With several obvious prospects set to join the 40-man, Connor Noland’s forces the Cubs front office to weigh floor vs. upside.
By Tuesday afternoon at 4 p.m. ET, any players eligible for the Rule 5 Draft must be added to their clubs’ 40-man rosters if they’re going to be protected.
Anyone left unprotected will be exposed in the Rule 5 Draft — which takes place during the Winter Meetings in December — and could end up switching organizations. And if a team miscalculates, the consequences can be severe.
A player becomes Rule 5 eligible if he’s not on his team’s 40-man roster and he was signed at age 18 or younger and has been in the organization for five seasons, or he was signed at age 19 or older and has been in the organization for four seasons.
The Chicago Cubs have plenty of space on their current 40-man roster, but they also have plenty of prospects who need protection.
Among them are top-10 prospects Pedro Ramirez, James Triantos, and Brandon Birdsell — all no-brainer additions. Same goes for No. 11 prospect Cristian Hernandez. But beyond that, Chicago will have some uncomfortable decisions to make over the next 24 hours.
None more interesting than what to do with right-hander Connor Noland, the Cubs’ No. 22 prospect and the player MLB.com recently called the organization’s “toughest Rule 5 decision.”
Noland, a ninth-round pick in 2022, is now 26 years old with nearly 200 innings of Triple-A experience in Iowa. He’s about as big-league ready as Rule 5 candidates come. His strikeout numbers are modest (7.8 K/9), which makes sense given his fastball tops out around 92 mph.
MLB.com notes that “he employs a kitchen-sink approach and mixes six pitches, with only his low-80s slider grading as better than average.”
So why protect him if the ceiling is limited and the stuff isn’t overwhelming?
Two reasons.
First, his command. Noland can locate five of six pitches, limits loud contact, and doesn’t beat himself with walks. His walk rates don't jump off the page, but overall control raises his floor as a pitcher and points to him being an eventual MLB contributor.
The second reason is his age and readiness. Teams don’t select players in the Rule 5 Draft unless they believe that player can survive on a 26-man roster right now. A Rule 5 pick must stay in the majors all season or be offered back to their original club.

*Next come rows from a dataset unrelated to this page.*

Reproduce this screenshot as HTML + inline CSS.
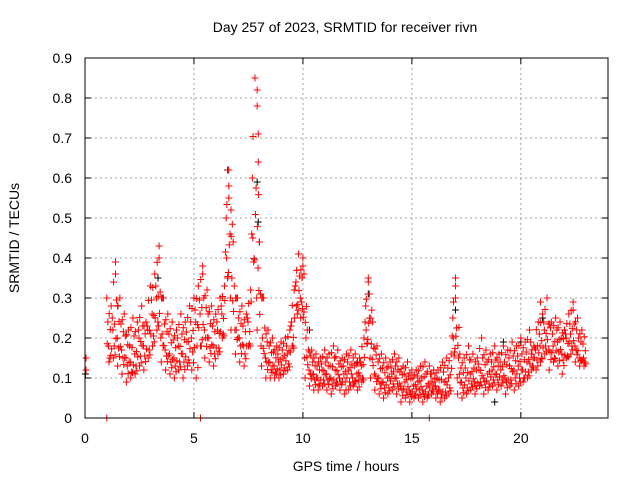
<!DOCTYPE html>
<html><head><meta charset="utf-8"><style>
body{margin:0;background:#fff;width:640px;height:480px;overflow:hidden}
svg text{font-family:"Liberation Sans",sans-serif;font-size:14px;fill:#000}
</style></head><body>
<svg id="c" width="640" height="480">
<text x="345" y="32" text-anchor="middle">Day 257 of 2023, SRMTID for receiver rivn</text>
<text transform="translate(19,238) rotate(-90)" text-anchor="middle">SRMTID / TECUs</text>
<text x="346" y="471" text-anchor="middle">GPS time / hours</text>
<g id="grid"></g>
<g id="ticks"></g>
<g id="black"></g>
<g id="red"></g>
<rect x="85" y="58" width="523" height="360" fill="none" stroke="#000"/>
</svg>
<script>
const yTicks=[0,0.1,0.2,0.3,0.4,0.5,0.6,0.7,0.8,0.9];
const yTickLabels=["0","0.1","0.2","0.3","0.4","0.5","0.6","0.7","0.8","0.9"];
const xTicks=[0,5,10,15,20];
const xTickLabels=["0","5","10","15","20"];
const hours=[1.0,1.2,1.4,1.6,1.8,2.0,2.2,2.4,2.6,2.8,3.0,3.2,3.4,3.6,3.8,4.0,4.2,4.4,4.6,4.8,5.0,5.2,5.4,5.6,5.8,6.0,6.2,6.4,6.6,6.8,7.0,7.2,7.4,7.6,7.8,8.0,8.2,8.4,8.6,8.8,9.0,9.2,9.4,9.6,9.8,10.0,10.2,10.4,10.6,10.8,11.0,11.2,11.4,11.6,11.8,12.0,12.2,12.4,12.6,12.8,13.0,13.2,13.4,13.6,13.8,14.0,14.2,14.4,14.6,14.8,15.0,15.2,15.4,15.6,15.8,16.0,16.2,16.4,16.6,16.8,17.0,17.2,17.4,17.6,17.8,18.0,18.2,18.4,18.6,18.8,19.0,19.2,19.4,19.6,19.8,20.0,20.2,20.4,20.6,20.8,21.0,21.2,21.4,21.6,21.8,22.0,22.2,22.4,22.6,22.8];
const hi=[.30,.28,.39,.30,.26,.22,.25,.24,.28,.24,.33,.36,.43,.30,.26,.24,.22,.26,.24,.28,.30,.33,.38,.32,.28,.26,.30,.33,.62,.44,.30,.28,.26,.32,.85,.44,.30,.22,.20,.18,.19,.20,.22,.32,.41,.38,.22,.17,.16,.15,.17,.16,.18,.17,.15,.16,.17,.16,.15,.20,.35,.24,.18,.16,.15,.14,.16,.15,.13,.14,.12,.12,.13,.14,.13,.12,.12,.14,.15,.16,.35,.16,.15,.18,.16,.15,.20,.17,.16,.18,.16,.18,.17,.19,.18,.20,.19,.22,.18,.24,.26,.30,.24,.25,.24,.22,.26,.29,.25,.22];
const mid=[.20,.18,.22,.20,.17,.15,.14,.16,.20,.18,.22,.26,.30,.20,.17,.16,.15,.18,.16,.19,.20,.24,.26,.22,.20,.18,.22,.26,.50,.30,.22,.20,.18,.24,.60,.30,.18,.15,.14,.13,.14,.15,.16,.24,.34,.30,.15,.12,.11,.10,.12,.11,.10,.12,.10,.11,.12,.10,.11,.13,.28,.15,.11,.10,.09,.10,.11,.10,.08,.09,.07,.08,.09,.07,.08,.09,.08,.07,.09,.10,.25,.10,.09,.10,.11,.09,.12,.10,.11,.12,.11,.12,.10,.13,.12,.13,.12,.14,.16,.17,.18,.22,.17,.18,.19,.16,.20,.21,.18,.15];
const lo=[.12,.14,.15,.13,.11,.09,.10,.11,.13,.12,.15,.18,.22,.14,.12,.11,.10,.12,.10,.13,.12,.10,.18,.15,.14,.13,.16,.20,.40,.22,.16,.14,.13,.18,.45,.22,.13,.10,.10,.10,.10,.11,.12,.18,.28,.25,.10,.08,.07,.07,.08,.07,.06,.08,.07,.06,.07,.08,.07,.09,.22,.10,.07,.06,.05,.06,.07,.06,.04,.05,.04,.05,.05,.04,.05,.06,.05,.04,.05,.06,.20,.06,.05,.06,.07,.06,.08,.06,.07,.08,.07,.08,.06,.08,.07,.08,.09,.10,.12,.12,.14,.16,.12,.14,.13,.11,.15,.16,.14,.13];
const extraT=[0.05,0.05,1.0,5.3,15.8,6.6,6.6,6.7,7.9,7.9,7.95,7.95,13.0,13.05,17.0,17.0,10.0,10.05,1.4,3.4,5.4,20.9,22.4];
const extraV=[0.15,0.12,0,0,0,0.55,0.58,0.52,0.82,0.78,0.71,0.64,0.34,0.31,0.33,0.30,0.40,0.36,0.36,0.40,0.36,0.29,0.27];
const blackT=[0.02,6.55,7.9,7.95,3.35,13.0,17.0,10.3,20.0,21.0,1.5,5.0,8.0,12.5,18.8,19.2];
const blackV=[0.11,0.62,0.59,0.49,0.35,0.31,0.27,0.22,0.19,0.25,0.28,0.30,0.44,0.14,0.04,0.19];
const X=t=>85+t*(523/24), Y=v=>418-v*400;
const ns="http://www.w3.org/2000/svg";
const grid=document.getElementById('grid'),ticks=document.getElementById('ticks');
function line(p,x1,y1,x2,y2,st,dash){const l=document.createElementNS(ns,'line');l.setAttribute('x1',x1);l.setAttribute('y1',y1);l.setAttribute('x2',x2);l.setAttribute('y2',y2);l.setAttribute('stroke',st);if(dash)l.setAttribute('stroke-dasharray',dash);p.appendChild(l);return l;}
function txt(p,x,y,s,a){const t=document.createElementNS(ns,'text');t.setAttribute('x',x);t.setAttribute('y',y);t.setAttribute('text-anchor',a);t.textContent=s;p.appendChild(t);return t;}
yTicks.forEach((v,i)=>{const y=Y(v);
 if(i>0&&i<yTicks.length-1){const g=line(grid,85,y,608,y,'#a0a0a0','2,3');}
 line(ticks,85,y,91,y,'#000');line(ticks,608,y,602,y,'#000');
 const t=txt(ticks,72,y+5,yTickLabels[i],'end');
 
 });
xTicks.forEach((v,i)=>{const x=X(v);
 if(i>0){const g=line(grid,x,58,x,418,'#a0a0a0','2,3');}
 line(ticks,x,418,x,412,'#000');line(ticks,x,58,x,64,'#000');
 const t=txt(ticks,x,443,xTickLabels[i],'middle');
 
 });
function plus(p,t,v,c){const x=X(t),y=Y(v);const g=document.createElementNS(ns,'path');
 g.setAttribute('d',`M${x-3.5},${y}H${x+3.5}M${x},${y-3.5}V${y+3.5}`);g.setAttribute('stroke',c);g.setAttribute('fill','none');
 
 
 p.appendChild(g);}
const bk=document.getElementById('black'),rd=document.getElementById('red');
blackT.forEach((t,i)=>plus(bk,t,blackV[i],'#000'));
const fr=[0,0.12,0.25,0.37,0.5,0.62,0.75,0.87,1];
const off=[0.0,0.11,0.05,0.16,0.08,0.02,0.14,0.18,0.1];
hours.forEach((t,i)=>{
 const n=i+1<hours.length?i+1:i;
 fr.forEach((f,k)=>{
  const a=(k%2===0)?hi[i]:hi[n];const b=(k%3===0)?lo[i]:lo[n];const m=(k%2===0)?mid[n]:mid[i];
  const v=f<0.5?a+(m-a)*f*2:m+(b-m)*(f-0.5)*2;
  plus(rd,t+off[k],v,'#f00');
 });
});
extraT.forEach((t,i)=>plus(rd,t,extraV[i],'#f00'));
</script>
</body></html>
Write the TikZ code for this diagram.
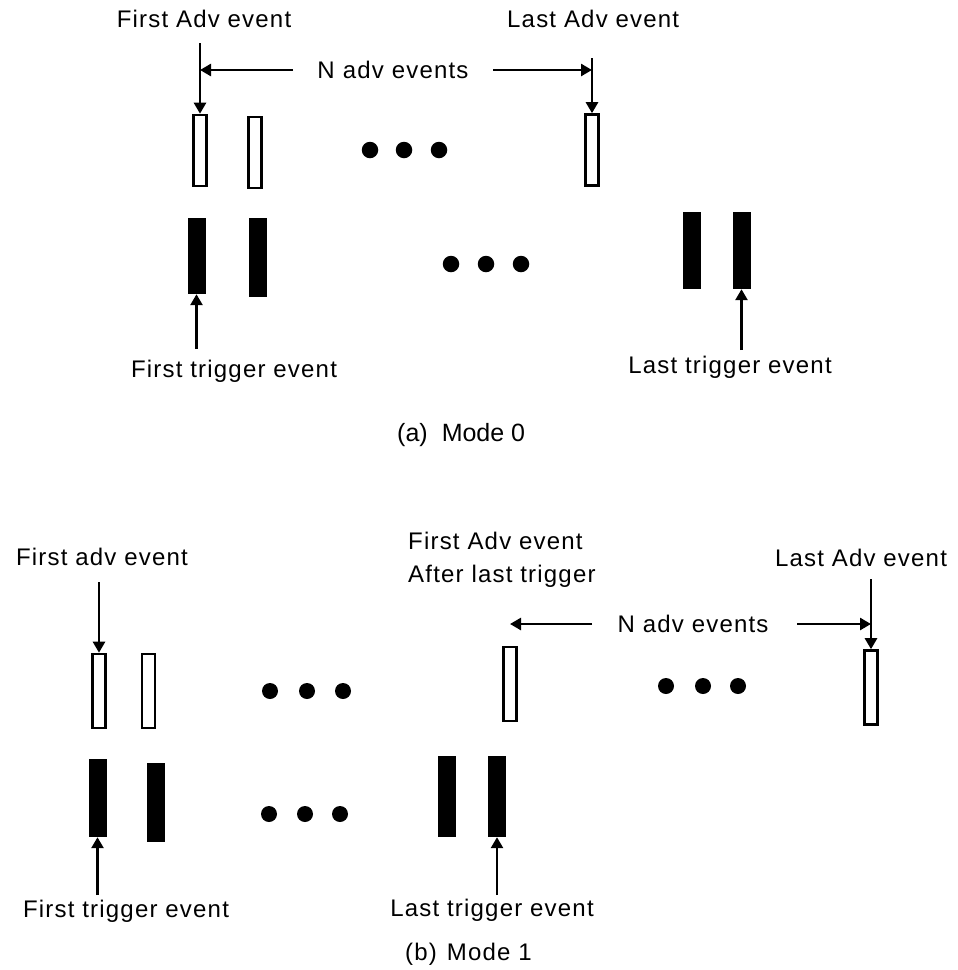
\documentclass[tikz,border=0pt]{standalone}
\usepackage{fontspec}
\setmainfont{Liberation Sans}
\newfontfamily\labfont[LetterSpace=5]{Liberation Sans}
\usetikzlibrary{arrows.meta}
\begin{document}
\begin{tikzpicture}[x=1pt,y=-1pt,
  lbl/.style={font=\labfont\fontsize{24}{33}\selectfont, inner sep=0pt},
  capt/.style={font=\fontsize{25}{28}\selectfont, inner sep=0pt},
  arr/.style={line width=2.6pt, -{Triangle[length=11pt,width=12pt]}},
  hollow/.style={draw, line width=2.6pt, inner sep=0pt, minimum width=13pt, minimum height=71pt},
  bar/.style={fill=black, inner sep=0pt, minimum width=18pt},
  dotn/.style={circle, fill=black, inner sep=0pt, minimum size=16.5pt}]
\useasboundingbox (0,0) rectangle (958,970);

% ================= Mode 0 =================
\node[lbl, anchor=base] (fa0) at (204,27) {First Adv event};
\node[lbl, anchor=base west] (la0) at (507,27) {Last Adv event};
\node[lbl, anchor=base] (n0) at (393,78) {N\hspace{8pt}adv events};

\node[hollow] (a01) at (200,150.5) {};
\node[hollow] (a02) at (255,152.5) {};
\node[hollow] (a03) at (592,150) {};

\node[dotn] (d01) at (370,150) {};
\node[dotn] (d02) at (404,150) {};
\node[dotn] (d03) at (439,150) {};

\node[bar, minimum height=76pt] (t01) at (196.5,256) {};
\node[bar, minimum height=79pt] (t02) at (258,257.5) {};
\node[bar, minimum height=77pt] (t03) at (691.5,250.5) {};
\node[bar, minimum height=77pt] (t04) at (741.5,250.5) {};

\node[dotn] (e01) at (451,264) {};
\node[dotn] (e02) at (486,264) {};
\node[dotn] (e03) at (521,264) {};

\coordinate (v01) at (200,43);
\coordinate (v03) at (592,58);
\draw[arr] (v01) -- (a01.north);
\draw[arr] (v03) -- (a03.north);
\coordinate (h0l) at (293,70);
\coordinate (h0r) at (493,70);
\draw[arr] (h0l) -- (h0l -| v01);
\draw[arr] (h0r) -- (h0r -| v03);

\node[lbl, anchor=base] (ft0) at (234,377) {First trigger event};
\node[lbl, anchor=base] (lt0) at (730,373) {Last trigger event};
\coordinate (u01) at (196.5,349);
\coordinate (u04) at (741.5,350);
\draw[arr] (u01) -- (t01.south);
\draw[arr] (u04) -- (t04.south);

\node[capt, anchor=base west] (cap0) at (397,441) {(a)\hspace{14pt}Mode 0};

% ================= Mode 1 =================
\node[lbl, anchor=base] (fa1) at (102,565) {First adv event};
\node[lbl, anchor=north west, align=left] (fl1) at (408,532) {First Adv event\\After last trigger};
\node[lbl, anchor=base] (la1) at (861,566) {Last Adv event};
\node[lbl, anchor=base] (n1) at (693,632) {N\hspace{8pt}adv events};

\node[hollow, minimum height=74pt] (a11) at (99,691) {};
\node[hollow, minimum height=74pt] (a12) at (148.5,691) {};
\node[hollow, minimum height=74pt] (a13) at (510,684) {};
\node[hollow, minimum height=74pt] (a14) at (871,687.5) {};

\node[dotn, minimum size=16pt] (d11) at (270,691) {};
\node[dotn, minimum size=16pt] (d12) at (307,691) {};
\node[dotn, minimum size=16pt] (d13) at (343,691) {};
\node[dotn, minimum size=16pt] (d14) at (666,686) {};
\node[dotn, minimum size=16pt] (d15) at (703,686) {};
\node[dotn, minimum size=16pt] (d16) at (738,686) {};

\node[bar, minimum height=78pt] (t11) at (97.5,798) {};
\node[bar, minimum height=79pt] (t12) at (155.5,802.5) {};
\node[bar, minimum height=81pt] (t13) at (446.5,796.5) {};
\node[bar, minimum height=81pt] (t14) at (497,796.5) {};

\node[dotn, minimum size=16pt] (e11) at (269,814) {};
\node[dotn, minimum size=16pt] (e12) at (305,814) {};
\node[dotn, minimum size=16pt] (e13) at (340,814) {};

\coordinate (v11) at (99,582);
\coordinate (v14) at (871,579);
\draw[arr] (v11) -- (a11.north);
\draw[arr] (v14) -- (a14.north);
\coordinate (h1l) at (592,624);
\coordinate (h1r) at (797,624);
\draw[arr] (h1l) -- (h1l -| a13.north);
\draw[arr] (h1r) -- (h1r -| v14);

\node[lbl, anchor=base] (ft1) at (126,917) {First trigger event};
\node[lbl, anchor=base] (lt1) at (492,916) {Last trigger event};
\coordinate (u11) at (97.5,895);
\coordinate (u14) at (497,895);
\draw[arr] (u11) -- (t11.south);
\draw[arr] (u14) -- (t14.south);

\node[lbl, anchor=base west] (cap1) at (405,960) {(b)\hspace{10pt}Mode 1};
\end{tikzpicture}
\end{document}
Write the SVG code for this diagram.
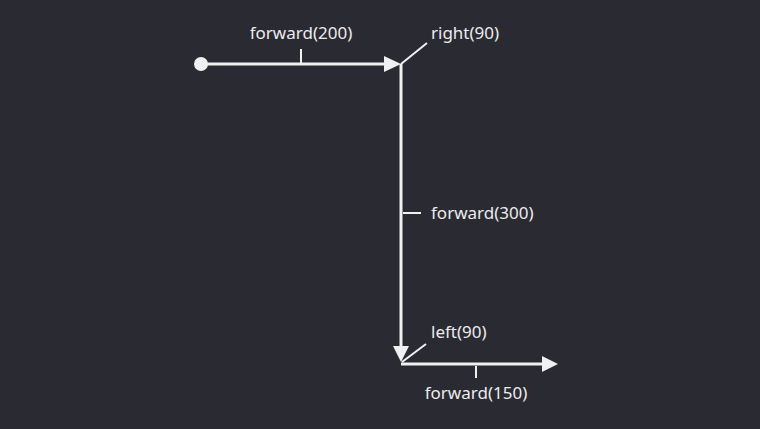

Someone like Drew Gray — Chicago’s No. 27 prospect — is also eligible, but he’s just 22, hasn’t pitched above High-A, and carries a projected MLB ETA of 2027. Gray only pitched 9.1 innings in 2025. That’s not the type of player a team is going to stash on a big-league roster for six months. Therefore, the Cubs don’t need to burn a 40-man spot protecting him.
Noland, on the other hand, has done all he can do in the minors. Now it’s simply about whether a club out there is willing to give him real MLB runway.
At minimum, he provides the Cubs with rotation depth — and given all the roster flexibility they currently have, I lean toward advocating for his protection.
That said… if another team does grab him in December, I’m not convinced he’s someone the Cubs would lose sleep over.